▶ _Task goal_: Copy the material that follows word for word and omit its pictures.

---------- Data section ----------

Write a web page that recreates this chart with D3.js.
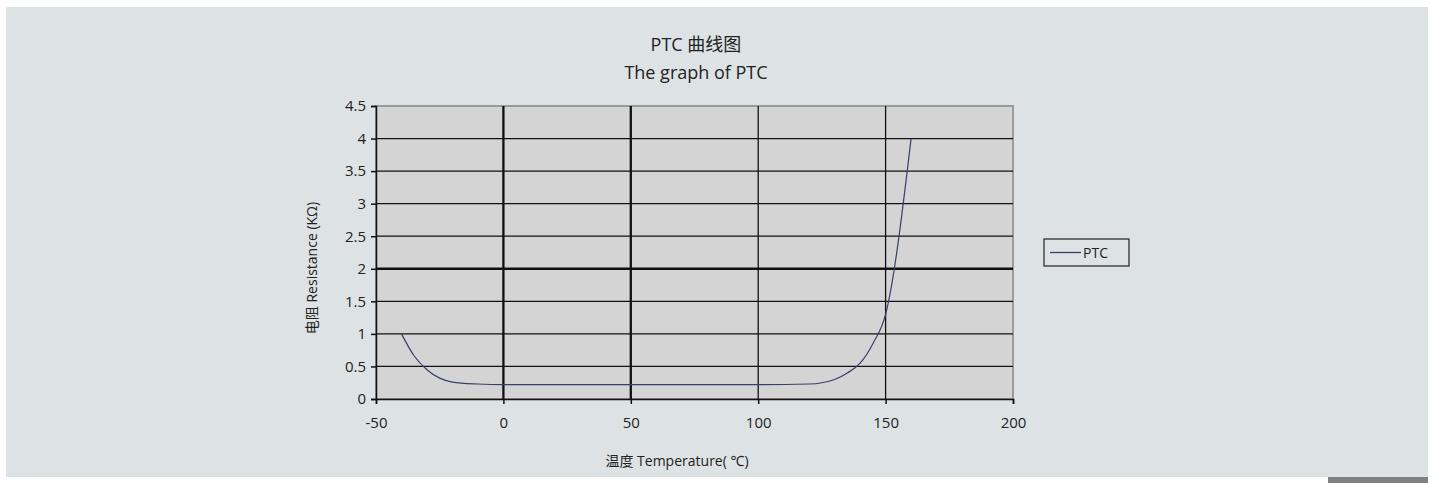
<!DOCTYPE html>
<html lang="zh">
<head>
<meta charset="UTF-8" />
<title>PTC 曲线图</title>
<script src="https://d3js.org/d3.v7.min.js"></script>
<style>
  html, body { margin: 0; padding: 0; background: #fff; }
  svg { display: block; }
  text { font-family: "Open Sans", "Noto Sans", "Noto Sans CJK SC", sans-serif; fill: #222; }
</style>
</head>
<body>
<svg width="1434" height="483"></svg>
<script>
  // données
  const temps = [-40, -35, -30, -25, -20, -10, 0, 20, 40, 60, 80, 100, 120, 125, 130, 135, 140, 145, 150, 160];
  const resist = [1.0, 0.66, 0.45, 0.32, 0.26, 0.23, 0.22, 0.22, 0.22, 0.22, 0.22, 0.22, 0.23, 0.25, 0.3, 0.4, 0.55, 0.85, 1.3, 4.0];
  const xTicks = [-50, 0, 50, 100, 150, 200];
  const yTicks = [0, 0.5, 1, 1.5, 2, 2.5, 3, 3.5, 4, 4.5];
  const seriesName = "PTC";

  const svg = d3.select("svg");
  const pLeft = 376, pRight = 1013, pTop = 106, pBottom = 399;

  // fond du panneau
  svg.append("rect").attr("x", 6).attr("y", 7).attr("width", 1422).attr("height", 470).attr("fill", "#dde2e5");
  svg.append("rect").attr("x", 1328).attr("y", 477).attr("width", 100).attr("height", 6).attr("fill", "#808080");

  const x = d3.scaleLinear().domain([-50, 200]).range([pLeft, pRight]);
  const y = d3.scaleLinear().domain([0, 4.5]).range([pBottom, pTop]);

  // zone du graphe
  svg.append("rect").attr("x", pLeft).attr("y", pTop).attr("width", pRight - pLeft).attr("height", pBottom - pTop)
    .attr("fill", "#d4d4d4").attr("stroke", "#9a9a9a").attr("stroke-width", 2);

  // grille horizontale
  svg.append("g").selectAll("line").data(yTicks.filter(d => d > 0 && d < 4.5)).join("line")
    .attr("x1", pLeft).attr("x2", pRight)
    .attr("y1", d => y(d)).attr("y2", d => y(d))
    .attr("stroke", "#111").attr("stroke-width", d => d === 2 ? 2.5 : 1.3);

  // grille verticale
  svg.append("g").selectAll("line").data(xTicks.filter(d => d > -50 && d < 200)).join("line")
    .attr("x1", d => x(d)).attr("x2", d => x(d))
    .attr("y1", pTop).attr("y2", pBottom)
    .attr("stroke", "#111").attr("stroke-width", d => (d === 0 || d === 50) ? 2.3 : 1.3);

  // axes
  const xAxis = svg.append("g").attr("transform", `translate(0,${pBottom})`)
    .call(d3.axisBottom(x).tickValues(xTicks).tickSize(5).tickPadding(13).tickFormat(d => String(d)));
  const yAxis = svg.append("g").attr("transform", `translate(${pLeft},0)`)
    .call(d3.axisLeft(y).tickValues(yTicks).tickSize(5).tickPadding(5).tickFormat(d => String(d)));
  [xAxis, yAxis].forEach(a => {
    a.select(".domain").attr("stroke", "#111").attr("stroke-width", 1.5);
    a.selectAll(".tick line").attr("stroke", "#111").attr("stroke-width", 1.5);
    a.selectAll(".tick text").style("font-size", "15px").attr("fill", "#222");
  });

  // courbe
  const data = temps.map((t, i) => ({ t: t, r: resist[i] }));
  svg.append("path").datum(data)
    .attr("fill", "none").attr("stroke", "#3a3f6a").attr("stroke-width", 1.2)
    .attr("d", d3.line().x(d => x(d.t)).y(d => y(d.r)).curve(d3.curveMonotoneX));

  // titres
  svg.append("text").attr("x", 696).attr("y", 51).attr("text-anchor", "middle").style("font-size", "18px").text("PTC 曲线图");
  svg.append("text").attr("x", 696).attr("y", 79).attr("text-anchor", "middle").style("font-size", "18px").text("The graph of PTC");
  svg.append("text").attr("x", 677).attr("y", 466).attr("text-anchor", "middle").style("font-size", "14px").text("温度 Temperature( ℃)");
  svg.append("text").attr("transform", "translate(317,268) rotate(-90)").attr("text-anchor", "middle")
    .style("font-size", "14px").text("电阻 Resistance (KΩ)");

  // légende
  const lg = svg.append("g").attr("transform", "translate(1044,239)");
  lg.append("rect").attr("width", 85).attr("height", 27).attr("fill", "none").attr("stroke", "#222").attr("stroke-width", 1.2);
  lg.append("line").attr("x1", 6).attr("x2", 37).attr("y1", 13.5).attr("y2", 13.5).attr("stroke", "#3a3f6a").attr("stroke-width", 1.3);
  lg.append("text").attr("x", 39).attr("y", 19).style("font-size", "14px").text(seriesName);
</script>
</body>
</html>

----------

▶ _Exercise answer_:
Write a web page that recreates this chart with D3.js.
<!DOCTYPE html>
<html lang="zh">
<head>
<meta charset="UTF-8" />
<title>PTC 曲线图</title>
<script src="https://d3js.org/d3.v7.min.js"></script>
<style>
  html, body { margin: 0; padding: 0; background: #fff; }
  svg { display: block; }
  text { font-family: "Open Sans", "Noto Sans", "Noto Sans CJK SC", sans-serif; fill: #222; }
</style>
</head>
<body>
<svg width="1434" height="483"></svg>
<script>
  // données
  const temps = [-40, -35, -30, -25, -20, -10, 0, 20, 40, 60, 80, 100, 120, 125, 130, 135, 140, 145, 150, 160];
  const resist = [1.0, 0.66, 0.45, 0.32, 0.26, 0.23, 0.22, 0.22, 0.22, 0.22, 0.22, 0.22, 0.23, 0.25, 0.3, 0.4, 0.55, 0.85, 1.3, 4.0];
  const xTicks = [-50, 0, 50, 100, 150, 200];
  const yTicks = [0, 0.5, 1, 1.5, 2, 2.5, 3, 3.5, 4, 4.5];
  const seriesName = "PTC";

  const svg = d3.select("svg");
  const pLeft = 376, pRight = 1013, pTop = 106, pBottom = 399;

  // fond du panneau
  svg.append("rect").attr("x", 6).attr("y", 7).attr("width", 1422).attr("height", 470).attr("fill", "#dde2e5");
  svg.append("rect").attr("x", 1328).attr("y", 477).attr("width", 100).attr("height", 6).attr("fill", "#808080");

  const x = d3.scaleLinear().domain([-50, 200]).range([pLeft, pRight]);
  const y = d3.scaleLinear().domain([0, 4.5]).range([pBottom, pTop]);

  // zone du graphe
  svg.append("rect").attr("x", pLeft).attr("y", pTop).attr("width", pRight - pLeft).attr("height", pBottom - pTop)
    .attr("fill", "#d4d4d4").attr("stroke", "#9a9a9a").attr("stroke-width", 2);

  // grille horizontale
  svg.append("g").selectAll("line").data(yTicks.filter(d => d > 0 && d < 4.5)).join("line")
    .attr("x1", pLeft).attr("x2", pRight)
    .attr("y1", d => y(d)).attr("y2", d => y(d))
    .attr("stroke", "#111").attr("stroke-width", d => d === 2 ? 2.5 : 1.3);

  // grille verticale
  svg.append("g").selectAll("line").data(xTicks.filter(d => d > -50 && d < 200)).join("line")
    .attr("x1", d => x(d)).attr("x2", d => x(d))
    .attr("y1", pTop).attr("y2", pBottom)
    .attr("stroke", "#111").attr("stroke-width", d => (d === 0 || d === 50) ? 2.3 : 1.3);

  // axes
  const xAxis = svg.append("g").attr("transform", `translate(0,${pBottom})`)
    .call(d3.axisBottom(x).tickValues(xTicks).tickSize(5).tickPadding(13).tickFormat(d => String(d)));
  const yAxis = svg.append("g").attr("transform", `translate(${pLeft},0)`)
    .call(d3.axisLeft(y).tickValues(yTicks).tickSize(5).tickPadding(5).tickFormat(d => String(d)));
  [xAxis, yAxis].forEach(a => {
    a.select(".domain").attr("stroke", "#111").attr("stroke-width", 1.5);
    a.selectAll(".tick line").attr("stroke", "#111").attr("stroke-width", 1.5);
    a.selectAll(".tick text").style("font-size", "15px").attr("fill", "#222");
  });

  // courbe
  const data = temps.map((t, i) => ({ t: t, r: resist[i] }));
  svg.append("path").datum(data)
    .attr("fill", "none").attr("stroke", "#3a3f6a").attr("stroke-width", 1.2)
    .attr("d", d3.line().x(d => x(d.t)).y(d => y(d.r)).curve(d3.curveMonotoneX));

  // titres
  svg.append("text").attr("x", 696).attr("y", 51).attr("text-anchor", "middle").style("font-size", "18px").text("PTC 曲线图");
  svg.append("text").attr("x", 696).attr("y", 79).attr("text-anchor", "middle").style("font-size", "18px").text("The graph of PTC");
  svg.append("text").attr("x", 677).attr("y", 466).attr("text-anchor", "middle").style("font-size", "14px").text("温度 Temperature( ℃)");
  svg.append("text").attr("transform", "translate(317,268) rotate(-90)").attr("text-anchor", "middle")
    .style("font-size", "14px").text("电阻 Resistance (KΩ)");

  // légende
  const lg = svg.append("g").attr("transform", "translate(1044,239)");
  lg.append("rect").attr("width", 85).attr("height", 27).attr("fill", "none").attr("stroke", "#222").attr("stroke-width", 1.2);
  lg.append("line").attr("x1", 6).attr("x2", 37).attr("y1", 13.5).attr("y2", 13.5).attr("stroke", "#3a3f6a").attr("stroke-width", 1.3);
  lg.append("text").attr("x", 39).attr("y", 19).style("font-size", "14px").text(seriesName);
</script>
</body>
</html>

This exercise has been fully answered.